• _Problem to solve_:
Leaving out every picture, quote the data below exactly as it appears.

• _Information shown_:

+--

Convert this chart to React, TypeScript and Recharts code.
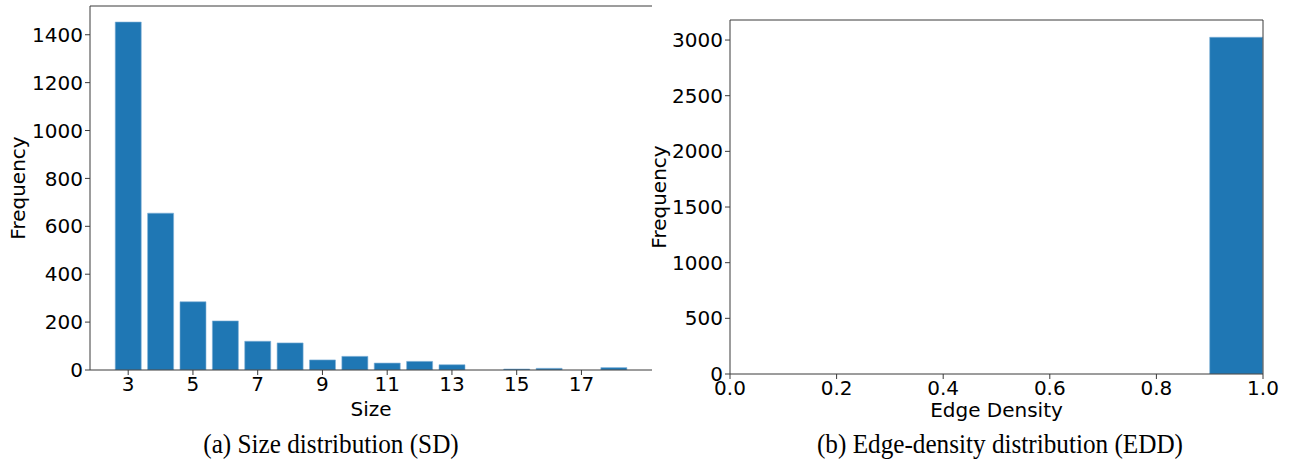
import React from "react";
import { BarChart, Bar, XAxis, YAxis, ReferenceLine } from "recharts";

// ---- Data: (a) Size distribution ----
const sizeCategories = [3, 4, 5, 6, 7, 8, 9, 10, 11, 12, 13, 14, 15, 16, 17, 18];
const sizeFrequency = [1453, 655, 285, 205, 120, 113, 42, 57, 29, 36, 22, 0, 4, 7, 0, 10];
const sizeYTicks = [0, 200, 400, 600, 800, 1000, 1200, 1400];

// ---- Data: (b) Edge-density distribution ----
const densityBinCenters = [0.05, 0.15, 0.25, 0.35, 0.45, 0.55, 0.65, 0.75, 0.85, 0.95];
const densityFrequency = [0, 0, 0, 0, 0, 0, 0, 0, 0, 3025];
const densityXTicks = [0, 0.2, 0.4, 0.6, 0.8, 1.0];
const densityYTicks = [0, 500, 1000, 1500, 2000, 2500, 3000];

const captions = ["(a) Size distribution (SD)", "(b) Edge-density distribution (EDD)"];

const sizeData = sizeCategories.map((s, i) => ({ size: s, freq: sizeFrequency[i] }));
const densityData = densityBinCenters.map((c, i) => ({ x: c, freq: densityFrequency[i] }));

const BAR = "#1f77b4";
const AXIS = "#3a3a3a";
const FONT = "'DejaVu Sans', sans-serif";
const tickStyle = { fontSize: 20, fill: "#000", fontFamily: FONT };

const YLabel = (offsetX: number) => (props: any) => {
  const vb = props.viewBox || {};
  const x = vb.x + offsetX;
  const y = vb.y + vb.height / 2;
  return (
    <text
      x={x}
      y={y}
      transform={`rotate(-90, ${x}, ${y})`}
      textAnchor="middle"
      dominantBaseline="central"
      style={{ fontSize: 20, fontFamily: FONT, fill: "#000" }}
    >
      Frequency
    </text>
  );
};

const XLabel = (text: string, dy: number) => (props: any) => {
  const vb = props.viewBox || {};
  return (
    <text
      x={vb.x + vb.width / 2}
      y={vb.y + dy}
      textAnchor="middle"
      style={{ fontSize: 20, fontFamily: FONT, fill: "#000" }}
    >
      {text}
    </text>
  );
};

const captionStyle = (center: number, w: number): React.CSSProperties => ({
  position: "absolute",
  left: center - w / 2,
  width: w,
  top: 428,
  textAlign: "center",
  fontFamily: "'Liberation Serif', 'Times New Roman', serif",
  fontSize: 28,
  color: "#000",
  lineHeight: "32px",
  whiteSpace: "nowrap",
  transform: "scaleX(0.9)",
});

export default function App() {
  return (
    <div style={{ position: "absolute", left: 0, top: 0, width: 1292, height: 463, background: "#fff", overflow: "hidden" }}>
      <div style={{ position: "absolute", left: 0, top: 0 }}>
        <BarChart
          width={660}
          height={430}
          data={sizeData}
          margin={{ top: 6, right: 8, bottom: 10, left: 0 }}
          barCategoryGap="10%"
        >
          <XAxis
            dataKey="size"
            type="category"
            interval={1}
            height={50}
            padding={{ left: 22, right: 22 }}
            tick={tickStyle}
            tickSize={5}
            tickMargin={2}
            stroke={AXIS}
            tickLine={{ stroke: AXIS }}
            label={{ content: XLabel("Size", 46) } as any}
          />
          <YAxis
            type="number"
            domain={[0, 1520]}
            ticks={sizeYTicks}
            allowDataOverflow
            width={90}
            tick={tickStyle}
            tickSize={5}
            tickMargin={2}
            stroke={AXIS}
            tickLine={{ stroke: AXIS }}
            label={{ content: YLabel(18) } as any}
          />
          <ReferenceLine y={1520} stroke={AXIS} strokeWidth={1} ifOverflow="extendDomain" />
          <Bar
            dataKey="freq"
            fill={BAR}
            stroke="#7fb0d6"
            strokeWidth={0.6}
            isAnimationActive={false}
          />
        </BarChart>
      </div>

      <div style={{ position: "absolute", left: 630, top: 0 }}>
        <BarChart
          width={662}
          height={430}
          data={densityData}
          margin={{ top: 20, right: 29, bottom: 10, left: 0 }}
        >
          <XAxis
            dataKey="x"
            type="number"
            domain={[0, 1]}
            ticks={densityXTicks}
            tickFormatter={(v: number) => v.toFixed(1)}
            allowDataOverflow
            height={46}
            tick={tickStyle}
            tickSize={5}
            tickMargin={2}
            stroke={AXIS}
            tickLine={{ stroke: AXIS }}
            label={{ content: XLabel("Edge Density", 43) } as any}
          />
          <YAxis
            type="number"
            domain={[0, 3180]}
            ticks={densityYTicks}
            allowDataOverflow
            width={100}
            tick={tickStyle}
            tickSize={5}
            tickMargin={2}
            stroke={AXIS}
            tickLine={{ stroke: AXIS }}
            label={{ content: YLabel(29) } as any}
          />
          <Bar
            dataKey="freq"
            fill={BAR}
            stroke="#7fb0d6"
            strokeWidth={0.6}
            barSize={53}
            isAnimationActive={false}
          />
          <ReferenceLine y={3180} stroke={AXIS} strokeWidth={1} />
          <ReferenceLine x={1} stroke={AXIS} strokeWidth={1} />
        </BarChart>
      </div>

      <div style={captionStyle(331, 500)}>{captions[0]}</div>
      <div style={captionStyle(1000, 600)}>{captions[1]}</div>
    </div>
  );
}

+--

• _Task result_:
Convert this chart to React, TypeScript and Recharts code.
import React from "react";
import { BarChart, Bar, XAxis, YAxis, ReferenceLine } from "recharts";

// ---- Data: (a) Size distribution ----
const sizeCategories = [3, 4, 5, 6, 7, 8, 9, 10, 11, 12, 13, 14, 15, 16, 17, 18];
const sizeFrequency = [1453, 655, 285, 205, 120, 113, 42, 57, 29, 36, 22, 0, 4, 7, 0, 10];
const sizeYTicks = [0, 200, 400, 600, 800, 1000, 1200, 1400];

// ---- Data: (b) Edge-density distribution ----
const densityBinCenters = [0.05, 0.15, 0.25, 0.35, 0.45, 0.55, 0.65, 0.75, 0.85, 0.95];
const densityFrequency = [0, 0, 0, 0, 0, 0, 0, 0, 0, 3025];
const densityXTicks = [0, 0.2, 0.4, 0.6, 0.8, 1.0];
const densityYTicks = [0, 500, 1000, 1500, 2000, 2500, 3000];

const captions = ["(a) Size distribution (SD)", "(b) Edge-density distribution (EDD)"];

const sizeData = sizeCategories.map((s, i) => ({ size: s, freq: sizeFrequency[i] }));
const densityData = densityBinCenters.map((c, i) => ({ x: c, freq: densityFrequency[i] }));

const BAR = "#1f77b4";
const AXIS = "#3a3a3a";
const FONT = "'DejaVu Sans', sans-serif";
const tickStyle = { fontSize: 20, fill: "#000", fontFamily: FONT };

const YLabel = (offsetX: number) => (props: any) => {
  const vb = props.viewBox || {};
  const x = vb.x + offsetX;
  const y = vb.y + vb.height / 2;
  return (
    <text
      x={x}
      y={y}
      transform={`rotate(-90, ${x}, ${y})`}
      textAnchor="middle"
      dominantBaseline="central"
      style={{ fontSize: 20, fontFamily: FONT, fill: "#000" }}
    >
      Frequency
    </text>
  );
};

const XLabel = (text: string, dy: number) => (props: any) => {
  const vb = props.viewBox || {};
  return (
    <text
      x={vb.x + vb.width / 2}
      y={vb.y + dy}
      textAnchor="middle"
      style={{ fontSize: 20, fontFamily: FONT, fill: "#000" }}
    >
      {text}
    </text>
  );
};

const captionStyle = (center: number, w: number): React.CSSProperties => ({
  position: "absolute",
  left: center - w / 2,
  width: w,
  top: 428,
  textAlign: "center",
  fontFamily: "'Liberation Serif', 'Times New Roman', serif",
  fontSize: 28,
  color: "#000",
  lineHeight: "32px",
  whiteSpace: "nowrap",
  transform: "scaleX(0.9)",
});

export default function App() {
  return (
    <div style={{ position: "absolute", left: 0, top: 0, width: 1292, height: 463, background: "#fff", overflow: "hidden" }}>
      <div style={{ position: "absolute", left: 0, top: 0 }}>
        <BarChart
          width={660}
          height={430}
          data={sizeData}
          margin={{ top: 6, right: 8, bottom: 10, left: 0 }}
          barCategoryGap="10%"
        >
          <XAxis
            dataKey="size"
            type="category"
            interval={1}
            height={50}
            padding={{ left: 22, right: 22 }}
            tick={tickStyle}
            tickSize={5}
            tickMargin={2}
            stroke={AXIS}
            tickLine={{ stroke: AXIS }}
            label={{ content: XLabel("Size", 46) } as any}
          />
          <YAxis
            type="number"
            domain={[0, 1520]}
            ticks={sizeYTicks}
            allowDataOverflow
            width={90}
            tick={tickStyle}
            tickSize={5}
            tickMargin={2}
            stroke={AXIS}
            tickLine={{ stroke: AXIS }}
            label={{ content: YLabel(18) } as any}
          />
          <ReferenceLine y={1520} stroke={AXIS} strokeWidth={1} ifOverflow="extendDomain" />
          <Bar
            dataKey="freq"
            fill={BAR}
            stroke="#7fb0d6"
            strokeWidth={0.6}
            isAnimationActive={false}
          />
        </BarChart>
      </div>

      <div style={{ position: "absolute", left: 630, top: 0 }}>
        <BarChart
          width={662}
          height={430}
          data={densityData}
          margin={{ top: 20, right: 29, bottom: 10, left: 0 }}
        >
          <XAxis
            dataKey="x"
            type="number"
            domain={[0, 1]}
            ticks={densityXTicks}
            tickFormatter={(v: number) => v.toFixed(1)}
            allowDataOverflow
            height={46}
            tick={tickStyle}
            tickSize={5}
            tickMargin={2}
            stroke={AXIS}
            tickLine={{ stroke: AXIS }}
            label={{ content: XLabel("Edge Density", 43) } as any}
          />
          <YAxis
            type="number"
            domain={[0, 3180]}
            ticks={densityYTicks}
            allowDataOverflow
            width={100}
            tick={tickStyle}
            tickSize={5}
            tickMargin={2}
            stroke={AXIS}
            tickLine={{ stroke: AXIS }}
            label={{ content: YLabel(29) } as any}
          />
          <Bar
            dataKey="freq"
            fill={BAR}
            stroke="#7fb0d6"
            strokeWidth={0.6}
            barSize={53}
            isAnimationActive={false}
          />
          <ReferenceLine y={3180} stroke={AXIS} strokeWidth={1} />
          <ReferenceLine x={1} stroke={AXIS} strokeWidth={1} />
        </BarChart>
      </div>

      <div style={captionStyle(331, 500)}>{captions[0]}</div>
      <div style={captionStyle(1000, 600)}>{captions[1]}</div>
    </div>
  );
}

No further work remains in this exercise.